## start Provided data
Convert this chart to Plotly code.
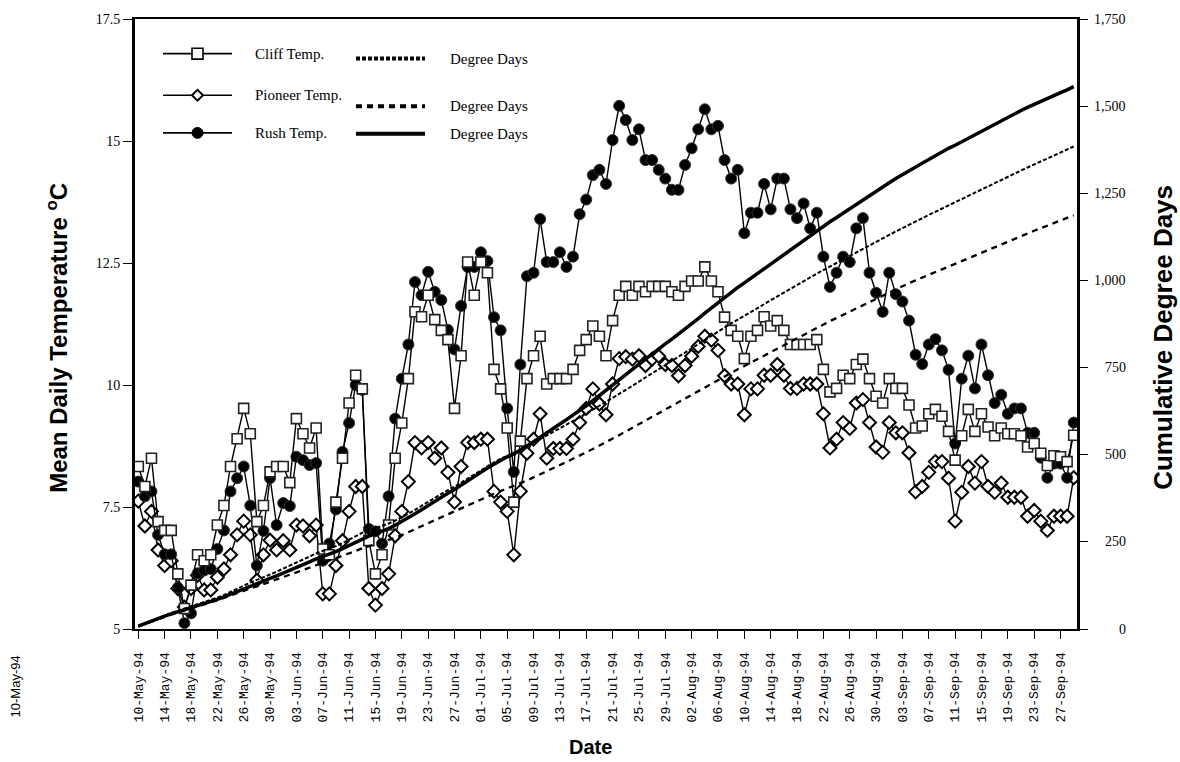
import numpy as np
import pandas as pd
import plotly.graph_objects as go

# ---- data: daily mean stream temperatures (deg C), 10 May - 29 Sep 1994 ----
start_date = "1994-05-10"
n_days = 143

cliff_temp = [
    8.33, 7.92, 8.5, 7.2, 7.02, 7.02, 6.13, 5.42, 5.9, 6.52,
    6.4, 6.52, 7.13, 7.53, 8.33, 8.9, 9.52, 9.0, 7.2, 7.53,
    8.22, 8.33, 8.33, 8.0, 9.31, 9.0, 8.71, 9.12, 6.64, 6.52,
    7.6, 8.5, 9.63, 10.2, 9.92, 6.81, 6.13, 6.52, 7.13, 8.5,
    9.22, 10.13, 11.5, 11.4, 11.84, 11.34, 11.12, 10.93, 9.52, 10.6,
    12.52, 11.84, 12.52, 12.3, 10.32, 9.92, 9.12, 7.6, 8.85, 10.13,
    10.6, 11.0, 10.02, 10.13, 10.13, 10.13, 10.32, 10.71, 10.93, 11.21,
    11.0, 10.6, 11.32, 11.84, 12.02, 11.84, 12.02, 11.91, 12.02, 12.02,
    12.02, 11.91, 11.84, 12.02, 12.13, 12.13, 12.42, 12.13, 11.91, 11.39,
    11.12, 11.0, 10.54, 11.0, 11.12, 11.4, 11.21, 11.32, 11.12, 10.83,
    10.83, 10.83, 10.83, 10.93, 10.32, 9.86, 9.93, 10.2, 10.13, 10.42,
    10.53, 10.13, 9.77, 9.63, 10.13, 9.93, 9.93, 9.59, 9.12, 9.16,
    9.41, 9.5, 9.36, 9.05, 8.46, 8.96, 9.5, 9.05, 9.41, 9.14,
    8.96, 9.12, 9.0, 9.0, 8.96, 8.73, 8.8, 8.6, 8.35, 8.55,
    8.53, 8.43, 8.97,
]

pioneer_temp = [
    7.62, 7.11, 7.41, 6.62, 6.3, 6.4, 5.83, 5.45, 5.83, 6.1,
    5.8, 5.8, 6.06, 6.23, 6.52, 6.93, 7.21, 6.93, 6.0, 6.52,
    6.82, 6.62, 6.81, 6.62, 7.13, 7.11, 6.91, 7.13, 5.72, 5.72,
    6.3, 6.81, 7.41, 7.92, 7.92, 5.83, 5.49, 5.83, 6.13, 6.91,
    7.41, 8.02, 8.82, 8.71, 8.82, 8.5, 8.71, 8.21, 7.6, 8.33,
    8.82, 8.82, 8.89, 8.89, 7.82, 7.6, 7.41, 6.52, 7.82, 8.6,
    8.89, 9.41, 8.5, 8.7, 8.7, 8.7, 8.89, 9.23, 9.52, 9.92,
    9.61, 9.39, 10.02, 10.54, 10.58, 10.53, 10.6, 10.4, 10.53, 10.59,
    10.42, 10.4, 10.19, 10.4, 10.59, 10.79, 11.0, 10.92, 10.71, 10.19,
    10.02, 10.02, 9.39, 9.92, 9.92, 10.2, 10.2, 10.42, 10.2, 9.93,
    9.93, 10.02, 10.02, 10.02, 9.41, 8.71, 8.89, 9.23, 9.11, 9.63,
    9.7, 9.23, 8.73, 8.62, 9.23, 9.02, 9.02, 8.61, 7.81, 7.92,
    8.21, 8.43, 8.43, 8.09, 7.21, 7.8, 8.33, 7.99, 8.43, 7.92,
    7.8, 7.99, 7.7, 7.7, 7.7, 7.31, 7.43, 7.21, 7.02, 7.31,
    7.31, 7.31, 8.1,
]

rush_temp = [
    8.02, 7.72, 7.82, 6.93, 6.53, 6.53, 5.85, 5.12, 5.32, 6.14,
    6.2, 6.23, 6.64, 7.02, 7.82, 8.09, 8.33, 7.53, 6.3, 7.01,
    8.09, 7.13, 7.58, 7.52, 8.53, 8.46, 8.36, 8.4, 6.4, 6.75,
    7.45, 8.63, 9.22, 10.0, 9.9, 7.05, 7.0, 6.75, 7.72, 9.31,
    10.13, 10.83, 12.11, 11.84, 12.32, 11.91, 11.74, 11.13, 10.73, 11.62,
    12.42, 12.42, 12.72, 12.54, 11.39, 11.12, 9.52, 8.22, 10.42, 12.23,
    12.3, 13.4, 12.52, 12.52, 12.72, 12.42, 12.63, 13.5, 13.8, 14.3,
    14.41, 14.12, 15.02, 15.72, 15.43, 15.02, 15.24, 14.61, 14.61, 14.41,
    14.23, 14.0, 14.0, 14.51, 14.85, 15.24, 15.65, 15.24, 15.31, 14.61,
    14.23, 14.41, 13.11, 13.53, 13.53, 14.12, 13.6, 14.23, 14.23, 13.6,
    13.42, 13.72, 13.21, 13.53, 12.63, 12.01, 12.3, 12.63, 12.52, 13.21,
    13.42, 12.3, 11.89, 11.5, 12.3, 11.86, 11.71, 11.32, 10.62, 10.43,
    10.83, 10.94, 10.71, 10.31, 8.8, 10.13, 10.6, 9.93, 10.83, 10.2,
    9.63, 9.8, 9.41, 9.52, 9.52, 9.02, 9.02, 8.51, 8.1, 8.39,
    8.39, 8.1, 9.23,
]

temp_ticks = [5, 7.5, 10, 12.5, 15, 17.5]
dd_ticks = [0, 250, 500, 750, 1000, 1250, 1500, 1750]

dates = pd.date_range(start_date, periods=n_days, freq="D")
tick_dates = pd.date_range("1994-05-10", "1994-09-27", freq="4D")
tick_text = [d.strftime("%d-%b-%y") for d in tick_dates]

# cumulative degree days (base 0 deg C) for each site
cliff_dd = np.cumsum(cliff_temp)
pioneer_dd = np.cumsum(pioneer_temp)
rush_dd = np.cumsum(rush_temp)

W, H = 1180, 762
L, R, T, B = 135, 103, 13, 133
PW, PH = W - L - R, H - T - B

SERIF = "Liberation Serif, Times New Roman, serif"
SANS = "Liberation Sans, Arial, sans-serif"
MONO = "Liberation Mono, Courier New, monospace"


def px(x):
    return (x - L) / PW


def py(y):
    return (H - B - y) / PH


fig = go.Figure()

# degree-day curves on the right axis
fig.add_trace(go.Scatter(x=dates, y=cliff_dd, yaxis="y2", mode="lines",
                         line=dict(color="black", width=2, dash="4px,2px")))
fig.add_trace(go.Scatter(x=dates, y=pioneer_dd, yaxis="y2", mode="lines",
                         line=dict(color="black", width=2.3, dash="6px,5px")))
fig.add_trace(go.Scatter(x=dates, y=rush_dd, yaxis="y2", mode="lines",
                         line=dict(color="black", width=3.5)))

# daily temperatures on the left axis
fig.add_trace(go.Scatter(x=dates, y=pioneer_temp, mode="lines+markers",
                         line=dict(color="black", width=1.4),
                         marker=dict(symbol="diamond", size=10, color="white",
                                     line=dict(color="black", width=2))))
fig.add_trace(go.Scatter(x=dates, y=rush_temp, mode="lines+markers",
                         line=dict(color="black", width=1.4),
                         marker=dict(symbol="circle", size=11, color="black",
                                     line=dict(color="#333", width=1))))
fig.add_trace(go.Scatter(x=dates, y=cliff_temp, mode="lines+markers",
                         line=dict(color="black", width=1.4),
                         marker=dict(symbol="square", size=10, color="white",
                                     line=dict(color="#222", width=1.6))))

# ---- hand-built legend (two columns) ----
shapes = []
annotations = []

rows = [
    ("Cliff Temp.", 48, "square", 53, "4px,2px"),
    ("Pioneer Temp.", 90, "diamond", 101, "6px,5px"),
    ("Rush Temp.", 128, "circle", 129, "solid"),
]
for label, ly, sym, dy, dash in rows:
    shapes.append(dict(type="line", xref="paper", yref="paper",
                       x0=px(163), x1=px(232), y0=py(ly), y1=py(ly),
                       line=dict(color="black", width=1.6)))
    cx = 197.5
    if sym == "square":
        shapes.append(dict(type="rect", xref="paper", yref="paper",
                           x0=px(cx - 5.5), x1=px(cx + 5.5),
                           y0=py(ly + 5.5), y1=py(ly - 5.5),
                           fillcolor="white", line=dict(color="black", width=1.6)))
    elif sym == "diamond":
        d = 5.5
        path = "M {} {} L {} {} L {} {} L {} {} Z".format(
            px(cx - d), py(ly), px(cx), py(ly - d), px(cx + d), py(ly), px(cx), py(ly + d))
        shapes.append(dict(type="path", xref="paper", yref="paper", path=path,
                           fillcolor="white", line=dict(color="black", width=2)))
    else:
        shapes.append(dict(type="circle", xref="paper", yref="paper",
                           x0=px(cx - 5.5), x1=px(cx + 5.5),
                           y0=py(ly + 5.5), y1=py(ly - 5.5),
                           fillcolor="black", line=dict(color="black", width=1)))
    annotations.append(dict(x=px(253), y=py(ly), xref="paper", yref="paper",
                            text=label, showarrow=False, xanchor="left",
                            yanchor="middle",
                            font=dict(family=SERIF, size=15, color="black")))
    shapes.append(dict(type="line", xref="paper", yref="paper",
                       x0=px(356), x1=px(425), y0=py(dy), y1=py(dy),
                       line=dict(color="black", width=4, dash=dash)))
    annotations.append(dict(x=px(448), y=py(dy), xref="paper", yref="paper",
                            text="Degree Days", showarrow=False, xanchor="left",
                            yanchor="middle",
                            font=dict(family=SERIF, size=15, color="black")))

# right-axis tick labels, right aligned
for v in dd_ticks:
    annotations.append(dict(x=px(1128), y=v, xref="paper", yref="y2",
                            text=f"{v:,}", showarrow=False, xanchor="right",
                            yanchor="middle",
                            font=dict(family=SERIF, size=14, color="black")))

# axis titles
annotations.append(dict(x=px(57), y=py(335), xref="paper", yref="paper",
                        text="<b>Mean Daily Temperature <sup>o</sup>C</b>",
                        textangle=-90, showarrow=False,
                        xanchor="center", yanchor="middle",
                        font=dict(family=SANS, size=24, color="black")))
annotations.append(dict(x=px(1163), y=py(335), xref="paper", yref="paper",
                        text="<b>Cumulative Degree Days</b>",
                        textangle=-90, showarrow=False,
                        xanchor="center", yanchor="middle",
                        font=dict(family=SANS, size=26, color="black")))
annotations.append(dict(x=px(590), y=py(748), xref="paper", yref="paper",
                        text="<b>Date</b>", showarrow=False,
                        xanchor="center", yanchor="middle",
                        font=dict(family=SANS, size=20, color="black")))
annotations.append(dict(x=px(15), y=py(687), xref="paper", yref="paper",
                        text="10-May-94", textangle=-90, showarrow=False,
                        xanchor="center", yanchor="middle",
                        font=dict(family=SANS, size=13, color="black")))

x_lo = dates[0] - pd.Timedelta(hours=12)
x_hi = dates[-1] + pd.Timedelta(hours=12)

fig.update_layout(
    width=W, height=H,
    margin=dict(l=L, r=R, t=T, b=B, pad=0),
    paper_bgcolor="white", plot_bgcolor="white",
    showlegend=False,
    shapes=shapes,
    annotations=annotations,
    xaxis=dict(
        type="date", range=[x_lo, x_hi],
        tickvals=list(tick_dates), ticktext=tick_text, tickangle=-90,
        ticks="outside", ticklen=8, tickwidth=1.2, tickcolor="black",
        ticklabelstandoff=8,
        tickfont=dict(family=MONO, size=13, color="black"),
        showline=True, linewidth=2, linecolor="black", mirror=True,
        showgrid=False, zeroline=False,
    ),
    yaxis=dict(
        range=[5, 17.5], tickvals=temp_ticks,
        ticktext=[f"{v:g}" for v in temp_ticks],
        ticks="outside", ticklen=9, tickwidth=1.2, tickcolor="black",
        tickfont=dict(family=SERIF, size=14, color="black"),
        showline=True, linewidth=3, linecolor="black",
        showgrid=False, zeroline=False,
    ),
    yaxis2=dict(
        range=[0, 1750], overlaying="y", side="right", tickvals=dd_ticks,
        showticklabels=False,
        ticks="outside", ticklen=8, tickwidth=1.2, tickcolor="black",
        showline=True, linewidth=3, linecolor="black",
        showgrid=False, zeroline=False,
    ),
)

fig.write_html("out.html")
## end Provided data
Task brief | Only the lines from the top of the data through the line with "n_days = 143" should be quoted, exactly and with both ends kept; skip the pictures.

Output for this task |
Convert this chart to Plotly code.
import numpy as np
import pandas as pd
import plotly.graph_objects as go

# ---- data: daily mean stream temperatures (deg C), 10 May - 29 Sep 1994 ----
start_date = "1994-05-10"
n_days = 143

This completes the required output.